Kemen PPPA Sebut Sinetron Zahra Langgar Hak Anak
Heboh sinetron Zahra atau Suara Hati Istri: Zahra ikut dikomentari Kementerian Pemberdayaan Perempuan dan Perlindungan Anak (Kemen PPPA). Pihaknya menegaskan sinetron Zahra yang ditayangkan Indosiar salah satu bentuk pelanggaran hak anak. Anak belum genap berusia 15 tahun diberi peran sebagai istri ketiga dan dipoligami.
Apalagi pemerintah saat ini tengah berjuang keras mencegah pernikahan usia anak. Setiap media dalam menghasilkan produk apapun yang melibatkan anak, seharusnya tetap berprinsip pada pedoman perlindungan anak.

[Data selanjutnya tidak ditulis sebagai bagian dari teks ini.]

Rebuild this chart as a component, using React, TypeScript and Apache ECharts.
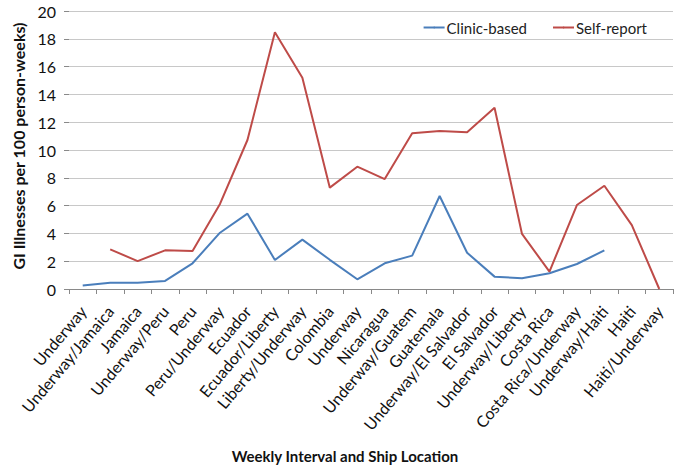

Sementara itu, hasil telaah yang dilakukan Kemen PPPA ditemukan beberapa aspek yang telah dilanggar dalam produksi sinetron Zahra. Kemen PPPA menilai pihak Indosiar menyampaikan ketidakbenaran.
"Terkait peran istri dalam sinetron ini yang diperankan seorang pemain usia anak, hal ini adalah bentuk stimulasi pernikahan usia dini yang bertentangan dengan program pemerintah khususnya Undang-Undang Nomor 16 Tahun 2019 tentang Perkawinan," kata Deputi Perlindungan Khusus Anak Kemen PPPA, Nahar, seperti dikutip dari laman resmi kemenpppa.go.id.
Sinetron Zahra juga memperlihatkan kekerasan psikis berupa bentakan dan makian dari pemeran pria, dan pemaksaan melakukan hubungan seksual. Adegan sinetron Zahra dinilai mempromosikan kekerasan psikis dan seksual terhadap anak yang bertentangan dengan Pasal 66C Undang-Undang Nomor 35 Tahun 2014 tentang Perlindungan Anak.
Nahar mengingatkan, tayangan ini berisiko memengaruhi masyarakat untuk melakukan perkawinan usia anak, kekerasan seksual, dan TPPO (Tindak Pidana Perdagangan Orang), karena pada tayangan diceritakan bahwa Zahra sebagai pemeran utama dinikahkan dengan alasan untuk membayar hutang keluarganya.
“Jika nanti ditemukan kasus serupa di lapangan dan setelah digali peristiwa itu merupakan bentuk imitasi dari tayangan yang disiarkan Indosiar, maka pihak Indosiar dapat dipidanakan sesuai peraturan perundang-undangan yang berlaku,” tegas Nahar.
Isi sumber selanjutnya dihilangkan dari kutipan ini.